Do not rely on old free-versus-paid claims. Feature access and limits can change by account and plan. Check the current Grok/X subscription or checkout screen if price or entitlement affects your decision.
Why does Spicy Mode not show up for me?
Common legitimate causes include using a surface that does not expose the control, signing into the wrong account, incomplete age or content settings, subscription recognition issues, region or rollout limits, and policy restrictions.
Does enabling sensitive media on X guarantee Spicy Mode?
No. Sensitive-media display settings are only one part of the broader account and platform control surface. They do not guarantee that Grok Imagine will expose a generation mode for every account or region.

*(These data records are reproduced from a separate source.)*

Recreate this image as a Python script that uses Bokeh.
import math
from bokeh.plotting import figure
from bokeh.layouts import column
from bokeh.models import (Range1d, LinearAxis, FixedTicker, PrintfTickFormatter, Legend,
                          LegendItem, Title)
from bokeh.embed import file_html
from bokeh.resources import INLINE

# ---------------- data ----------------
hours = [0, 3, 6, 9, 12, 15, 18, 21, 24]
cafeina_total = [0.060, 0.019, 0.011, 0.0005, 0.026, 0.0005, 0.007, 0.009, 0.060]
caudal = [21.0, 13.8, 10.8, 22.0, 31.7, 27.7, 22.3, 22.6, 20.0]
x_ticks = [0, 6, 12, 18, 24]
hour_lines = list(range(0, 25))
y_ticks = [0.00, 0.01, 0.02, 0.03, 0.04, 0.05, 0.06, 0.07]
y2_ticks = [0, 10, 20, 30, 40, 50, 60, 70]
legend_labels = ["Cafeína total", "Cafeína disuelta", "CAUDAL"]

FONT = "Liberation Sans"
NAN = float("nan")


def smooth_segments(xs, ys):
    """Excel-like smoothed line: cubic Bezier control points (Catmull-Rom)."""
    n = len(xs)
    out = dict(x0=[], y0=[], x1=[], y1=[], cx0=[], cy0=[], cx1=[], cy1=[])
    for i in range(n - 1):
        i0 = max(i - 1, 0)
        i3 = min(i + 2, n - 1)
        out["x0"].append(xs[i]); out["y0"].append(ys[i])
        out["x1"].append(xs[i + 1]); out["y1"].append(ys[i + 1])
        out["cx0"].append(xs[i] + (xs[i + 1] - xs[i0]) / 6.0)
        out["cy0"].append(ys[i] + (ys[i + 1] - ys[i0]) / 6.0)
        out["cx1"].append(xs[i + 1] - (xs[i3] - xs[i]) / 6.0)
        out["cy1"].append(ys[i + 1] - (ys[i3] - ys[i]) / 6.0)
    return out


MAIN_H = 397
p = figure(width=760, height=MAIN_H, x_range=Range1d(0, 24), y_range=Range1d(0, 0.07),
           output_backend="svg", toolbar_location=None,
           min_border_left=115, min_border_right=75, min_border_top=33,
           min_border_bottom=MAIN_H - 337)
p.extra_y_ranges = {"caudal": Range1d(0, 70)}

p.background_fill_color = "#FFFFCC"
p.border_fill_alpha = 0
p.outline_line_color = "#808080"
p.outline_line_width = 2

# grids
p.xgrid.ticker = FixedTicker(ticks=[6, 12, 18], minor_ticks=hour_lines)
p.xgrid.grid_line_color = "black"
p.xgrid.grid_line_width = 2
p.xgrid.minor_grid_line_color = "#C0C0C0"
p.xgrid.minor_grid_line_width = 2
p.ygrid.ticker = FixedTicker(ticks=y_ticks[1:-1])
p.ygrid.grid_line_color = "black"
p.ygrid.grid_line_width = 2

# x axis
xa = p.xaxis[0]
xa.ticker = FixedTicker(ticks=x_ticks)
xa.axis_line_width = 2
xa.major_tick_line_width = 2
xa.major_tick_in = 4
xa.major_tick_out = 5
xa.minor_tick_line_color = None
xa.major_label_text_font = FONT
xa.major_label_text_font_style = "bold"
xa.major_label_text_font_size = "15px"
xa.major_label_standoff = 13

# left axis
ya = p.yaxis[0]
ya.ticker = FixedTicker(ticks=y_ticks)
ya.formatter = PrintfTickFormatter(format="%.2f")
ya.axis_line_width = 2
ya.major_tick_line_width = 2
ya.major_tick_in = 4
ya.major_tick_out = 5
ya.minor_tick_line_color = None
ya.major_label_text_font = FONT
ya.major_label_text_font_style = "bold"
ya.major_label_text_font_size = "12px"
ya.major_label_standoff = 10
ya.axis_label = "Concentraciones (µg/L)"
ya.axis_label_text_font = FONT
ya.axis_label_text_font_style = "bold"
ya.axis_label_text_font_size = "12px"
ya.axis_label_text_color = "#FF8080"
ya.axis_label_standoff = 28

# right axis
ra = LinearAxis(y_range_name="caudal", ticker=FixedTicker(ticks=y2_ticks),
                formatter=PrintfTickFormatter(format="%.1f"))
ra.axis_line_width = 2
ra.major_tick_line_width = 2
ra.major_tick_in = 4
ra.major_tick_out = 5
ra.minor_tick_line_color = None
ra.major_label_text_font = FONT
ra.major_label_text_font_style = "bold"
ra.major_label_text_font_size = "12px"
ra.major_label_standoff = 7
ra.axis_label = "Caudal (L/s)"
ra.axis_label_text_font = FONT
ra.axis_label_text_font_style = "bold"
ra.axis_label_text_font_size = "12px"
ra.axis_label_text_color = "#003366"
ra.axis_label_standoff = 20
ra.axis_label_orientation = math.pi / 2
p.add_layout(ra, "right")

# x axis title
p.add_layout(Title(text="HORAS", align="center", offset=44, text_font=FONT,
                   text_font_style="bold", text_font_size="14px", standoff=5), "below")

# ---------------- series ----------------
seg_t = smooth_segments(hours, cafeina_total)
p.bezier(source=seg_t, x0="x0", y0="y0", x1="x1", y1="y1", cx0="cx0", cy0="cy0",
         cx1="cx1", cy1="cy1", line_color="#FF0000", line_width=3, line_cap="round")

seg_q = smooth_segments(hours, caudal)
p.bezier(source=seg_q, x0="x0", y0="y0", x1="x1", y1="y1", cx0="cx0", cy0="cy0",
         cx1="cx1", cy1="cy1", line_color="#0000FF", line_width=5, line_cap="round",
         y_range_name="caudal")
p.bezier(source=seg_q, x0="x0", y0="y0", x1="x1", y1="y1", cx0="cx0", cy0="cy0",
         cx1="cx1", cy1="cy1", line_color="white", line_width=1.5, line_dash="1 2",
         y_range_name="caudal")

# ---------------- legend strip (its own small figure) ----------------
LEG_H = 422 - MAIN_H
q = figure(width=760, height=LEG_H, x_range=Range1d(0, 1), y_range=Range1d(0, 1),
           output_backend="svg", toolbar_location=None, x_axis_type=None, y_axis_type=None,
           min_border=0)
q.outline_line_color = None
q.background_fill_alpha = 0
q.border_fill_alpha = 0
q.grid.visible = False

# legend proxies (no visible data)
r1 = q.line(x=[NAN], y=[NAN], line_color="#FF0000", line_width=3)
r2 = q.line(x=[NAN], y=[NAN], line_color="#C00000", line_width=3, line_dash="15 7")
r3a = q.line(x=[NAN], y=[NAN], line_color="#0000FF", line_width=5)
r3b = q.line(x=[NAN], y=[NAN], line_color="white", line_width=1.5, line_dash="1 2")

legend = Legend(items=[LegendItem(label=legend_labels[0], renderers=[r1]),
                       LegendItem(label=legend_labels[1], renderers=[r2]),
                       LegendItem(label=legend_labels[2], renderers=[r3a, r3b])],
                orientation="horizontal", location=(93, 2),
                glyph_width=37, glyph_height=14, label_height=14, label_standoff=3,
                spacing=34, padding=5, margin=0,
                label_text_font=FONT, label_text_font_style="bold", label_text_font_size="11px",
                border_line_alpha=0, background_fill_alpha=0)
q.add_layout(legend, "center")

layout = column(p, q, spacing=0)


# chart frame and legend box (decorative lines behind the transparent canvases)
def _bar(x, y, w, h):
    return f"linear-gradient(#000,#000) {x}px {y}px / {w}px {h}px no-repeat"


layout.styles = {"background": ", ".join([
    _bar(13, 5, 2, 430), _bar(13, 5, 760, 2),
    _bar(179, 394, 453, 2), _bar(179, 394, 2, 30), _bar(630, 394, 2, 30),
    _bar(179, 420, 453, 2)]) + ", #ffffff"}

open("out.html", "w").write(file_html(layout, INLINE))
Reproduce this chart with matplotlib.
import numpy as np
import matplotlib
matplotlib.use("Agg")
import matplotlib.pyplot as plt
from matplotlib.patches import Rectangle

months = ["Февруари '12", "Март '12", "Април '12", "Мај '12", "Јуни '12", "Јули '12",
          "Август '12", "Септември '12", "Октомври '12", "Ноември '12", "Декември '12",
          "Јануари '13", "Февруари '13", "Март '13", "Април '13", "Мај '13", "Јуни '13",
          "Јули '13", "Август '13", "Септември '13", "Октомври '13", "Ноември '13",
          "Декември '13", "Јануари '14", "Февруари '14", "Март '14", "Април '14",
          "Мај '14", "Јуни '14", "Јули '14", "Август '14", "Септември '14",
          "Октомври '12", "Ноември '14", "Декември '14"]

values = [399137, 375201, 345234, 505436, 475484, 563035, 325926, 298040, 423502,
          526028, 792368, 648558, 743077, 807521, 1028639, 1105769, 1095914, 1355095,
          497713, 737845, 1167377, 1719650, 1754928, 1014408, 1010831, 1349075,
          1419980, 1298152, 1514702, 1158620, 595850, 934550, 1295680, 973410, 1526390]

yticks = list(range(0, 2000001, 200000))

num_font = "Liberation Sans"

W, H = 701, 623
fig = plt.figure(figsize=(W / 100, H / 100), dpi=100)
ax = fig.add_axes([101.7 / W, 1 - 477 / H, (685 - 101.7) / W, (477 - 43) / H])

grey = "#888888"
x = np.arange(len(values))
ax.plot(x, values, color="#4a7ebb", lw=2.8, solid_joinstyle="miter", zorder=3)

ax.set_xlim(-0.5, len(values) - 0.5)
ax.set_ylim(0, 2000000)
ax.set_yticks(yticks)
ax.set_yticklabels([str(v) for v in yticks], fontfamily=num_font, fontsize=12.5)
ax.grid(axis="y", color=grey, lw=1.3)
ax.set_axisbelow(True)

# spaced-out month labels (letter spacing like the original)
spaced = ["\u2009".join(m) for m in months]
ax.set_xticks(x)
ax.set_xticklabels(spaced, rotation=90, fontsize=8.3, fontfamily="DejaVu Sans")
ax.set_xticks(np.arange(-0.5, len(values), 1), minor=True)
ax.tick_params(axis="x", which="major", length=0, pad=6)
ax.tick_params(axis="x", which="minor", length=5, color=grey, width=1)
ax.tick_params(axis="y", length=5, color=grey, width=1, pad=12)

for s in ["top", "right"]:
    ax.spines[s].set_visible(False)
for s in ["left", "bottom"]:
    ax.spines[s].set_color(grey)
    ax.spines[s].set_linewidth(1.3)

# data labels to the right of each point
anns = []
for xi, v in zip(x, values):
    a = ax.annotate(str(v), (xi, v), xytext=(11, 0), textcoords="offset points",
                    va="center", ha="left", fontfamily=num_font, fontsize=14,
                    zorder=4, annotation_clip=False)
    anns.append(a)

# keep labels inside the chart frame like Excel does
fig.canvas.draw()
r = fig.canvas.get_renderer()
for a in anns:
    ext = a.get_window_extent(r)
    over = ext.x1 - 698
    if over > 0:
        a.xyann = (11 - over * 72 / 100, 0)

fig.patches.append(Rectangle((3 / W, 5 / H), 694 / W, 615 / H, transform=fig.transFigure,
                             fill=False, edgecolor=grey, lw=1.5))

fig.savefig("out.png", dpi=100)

Can the xAI image or video API access Spicy Mode?
Do not assume that. xAI image and video API documentation describes developer API behavior. It does not automatically prove parity with a consumer app mode or account setting.
What content is blocked even if a mode appears?
Stop for minors, age-ambiguous subjects, non-consensual intimate imagery, real-person sexualization without consent, exploitation, harassment, impersonation, or attempts to evade safeguards.
Should I use a workaround if the option is missing?
No. If legitimate account, app, setting, subscription, and region checks do not expose the option, treat it as unavailable or blocked for that account. Workarounds create safety and account-risk problems.
Why did old guides list exact prices and limits?
Many older posts tried to capture a moment in a fast-changing product. Prices, plan names, UI placement, limits, region availability, and policy enforcement can change, so current official account surfaces should replace static old tables.